[The task] From the entries below, gather each line containing the word "this".
— Start of Raw data —
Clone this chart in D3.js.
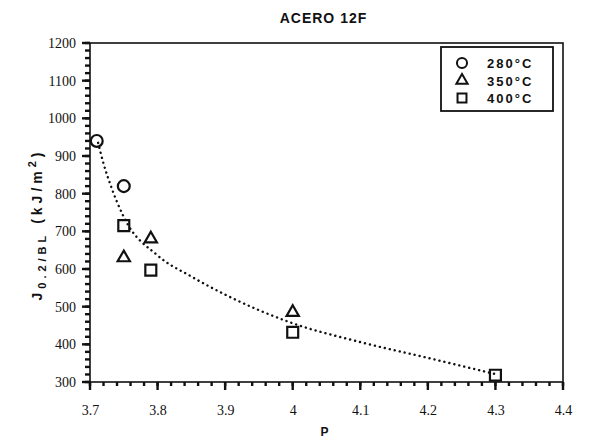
<!DOCTYPE html>
<html>
<head>
<meta charset="utf-8">
<script src="https://cdn.jsdelivr.net/npm/d3@7"></script>
<style>
  body { margin: 0; background: #fff; }
  svg { display: block; }
</style>
</head>
<body>
<div id="chart"></div>
<script>
// data
const series = ['280°C', '350°C', '400°C'];
const p280 = [[3.71, 940], [3.75, 820]];
const p350 = [[3.75, 630], [3.79, 680], [4.0, 485]];
const p400 = [[3.75, 715], [3.79, 597], [4.0, 432], [4.3, 318]];
const fitCurve = [[3.712, 935], [3.72, 880], [3.73, 825], [3.75, 738], [3.8, 636],
  [3.85, 580], [3.9, 532], [4.0, 456], [4.1, 406], [4.2, 364], [4.3, 321]];
const xTicks = [3.7, 3.8, 3.9, 4.0, 4.1, 4.2, 4.3, 4.4];
const yTicks = [300, 400, 500, 600, 700, 800, 900, 1000, 1100, 1200];

const width = 603, height = 438;
const margin = {top: 43, right: 40, bottom: 56, left: 90};
const innerwidth = width - margin.left - margin.right;
const innerheight = height - margin.top - margin.bottom;

const svg = d3.select('#chart').append('svg')
  .attr('width', width)
  .attr('height', height);

const g = svg.append('g')
  .attr('transform', `translate(${margin.left},${margin.top})`);

const xScale = d3.scaleLinear().domain([3.7, 4.4]).range([0, innerwidth]);
const yScale = d3.scaleLinear().domain([300, 1200]).range([innerheight, 0]);

const xMinor = d3.range(3.7, 4.4001, 0.02).map(d => +d.toFixed(2));
const yMinor = d3.range(300, 1201, 20);

// tick marks
const tickG = g.append('g').attr('class', 'tick-marks')
  .attr('stroke', '#111').attr('stroke-width', 2.4);
tickG.selectAll('.xm').data(xMinor).join('line').attr('class', 'xm')
  .attr('x1', d => xScale(d)).attr('x2', d => xScale(d))
  .attr('y1', innerheight).attr('y2', innerheight + 4);
tickG.selectAll('.xM').data(xTicks).join('line').attr('class', 'xM')
  .attr('x1', d => xScale(d)).attr('x2', d => xScale(d))
  .attr('y1', innerheight).attr('y2', innerheight + 8);
tickG.selectAll('.ym').data(yMinor).join('line').attr('class', 'ym')
  .attr('x1', 0).attr('x2', -5)
  .attr('y1', d => yScale(d)).attr('y2', d => yScale(d));
tickG.selectAll('.yM').data(yTicks).join('line').attr('class', 'yM')
  .attr('x1', 0).attr('x2', -8)
  .attr('y1', d => yScale(d)).attr('y2', d => yScale(d));

function styleAxis(a) {
  a.select('.domain').remove();
  a.selectAll('.tick line').remove();
  a.attr('font-family', 'Liberation Serif, Times New Roman, serif')
    .attr('font-size', 14);
  a.selectAll('.tick text').attr('fill', '#111');
}

g.append('g')
  .attr('class', 'x-axis')
  .attr('transform', `translate(0,${innerheight})`)
  .call(d3.axisBottom(xScale).tickValues(xTicks).tickSize(8).tickPadding(15)
    .tickFormat(d => d3.format('.1f')(d).replace('.0', '')))
  .call(styleAxis);
g.append('g')
  .attr('class', 'y-axis')
  .call(d3.axisLeft(yScale).tickValues(yTicks).tickSize(8).tickPadding(6)
    .tickFormat(d3.format('d')))
  .call(styleAxis);

// frame
g.append('rect')
  .attr('width', innerwidth).attr('height', innerheight)
  .attr('fill', 'none').attr('stroke', '#111').attr('stroke-width', 1.6);

// dotted fit
const line = d3.line()
  .x(d => xScale(d[0])).y(d => yScale(d[1]))
  .curve(d3.curveMonotoneX);
g.append('path')
  .datum(fitCurve)
  .attr('d', line)
  .attr('fill', 'none')
  .attr('stroke', '#111')
  .attr('stroke-width', 2.4)
  .attr('stroke-linecap', 'round')
  .attr('stroke-dasharray', '0.1,5');

// markers
const symCircle = d3.symbol().type(d3.symbolCircle).size(110);
const symTri = d3.symbol().type(d3.symbolTriangle).size(65);
const symSquare = d3.symbol().type(d3.symbolSquare).size(120);
const groups = [
  {data: p280, sym: symCircle},
  {data: p350, sym: symTri},
  {data: p400, sym: symSquare}
];
groups.forEach(s => {
  g.selectAll(null)
    .data(s.data)
    .join('path')
    .attr('transform', d => `translate(${xScale(d[0])},${yScale(d[1])})`)
    .attr('d', s.sym())
    .attr('fill', 'none')
    .attr('stroke', '#111')
    .attr('stroke-width', 2.2);
});

// legend
const lg = svg.append('g').attr('transform', 'translate(441,47)');
lg.append('rect')
  .attr('width', 112).attr('height', 64)
  .attr('fill', '#fff').attr('stroke', '#111').attr('stroke-width', 1.8);
lg.selectAll('.item')
  .data(series)
  .join('g')
  .attr('transform', (d, i) => `translate(0,${16 + i * 17.5})`)
  .each(function(d, i) {
    const it = d3.select(this);
    it.append('path')
      .attr('transform', 'translate(21,0)')
      .attr('d', groups[i].sym.size(i === 1 ? 55 : 80)())
      .attr('fill', 'none').attr('stroke', '#111').attr('stroke-width', 2);
    it.append('text')
      .attr('x', 46).attr('y', 5)
      .attr('font-family', 'Liberation Sans, Arial, sans-serif')
      .attr('font-weight', 'bold').attr('font-size', 13)
      .attr('letter-spacing', 2)
      .attr('fill', '#111')
      .text(d);
  });

// titles
svg.append('text')
  .attr('x', margin.left + innerwidth / 2 - 3).attr('y', 23)
  .attr('text-anchor', 'middle')
  .attr('font-family', 'Liberation Sans, Arial, sans-serif')
  .attr('font-weight', 'bold').attr('font-size', 14)
  .attr('letter-spacing', 1)
  .attr('fill', '#111')
  .text('ACERO  12F');

svg.append('text')
  .attr('x', margin.left + innerwidth / 2 - 2).attr('y', 436)
  .attr('text-anchor', 'middle')
  .attr('font-family', 'Liberation Sans, Arial, sans-serif')
  .attr('font-weight', 'bold').attr('font-size', 12)
  .attr('fill', '#111')
  .text('P');

const yl = svg.append('text')
  .attr('transform', `translate(42,${margin.top + innerheight / 2 + 12}) rotate(-90)`)
  .attr('text-anchor', 'middle')
  .attr('font-family', 'Liberation Sans, Arial, sans-serif')
  .attr('font-weight', 'bold').attr('font-size', 14)
  .attr('letter-spacing', 4)
  .attr('fill', '#111');
yl.append('tspan').text('J');
yl.append('tspan').attr('dy', 4).attr('font-size', 11).text('0.2/BL');
yl.append('tspan').attr('dy', -4).text(' (kJ/m');
yl.append('tspan').attr('dy', -6).attr('font-size', 11).text('2');
yl.append('tspan').attr('dy', 6).text(')');
</script>
</body>
</html>
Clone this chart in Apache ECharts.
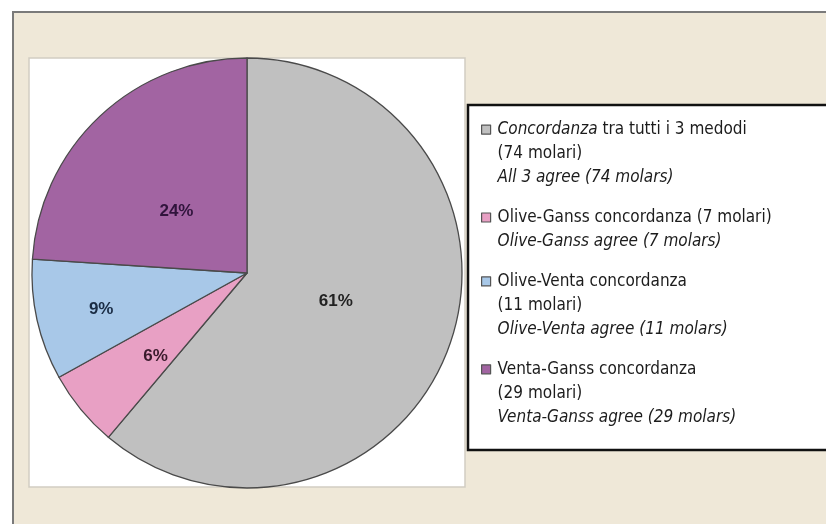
— End of Raw data —
[Solution]
Clone this chart in D3.js.
    const it = d3.select(this);
Clone this chart in Apache ECharts.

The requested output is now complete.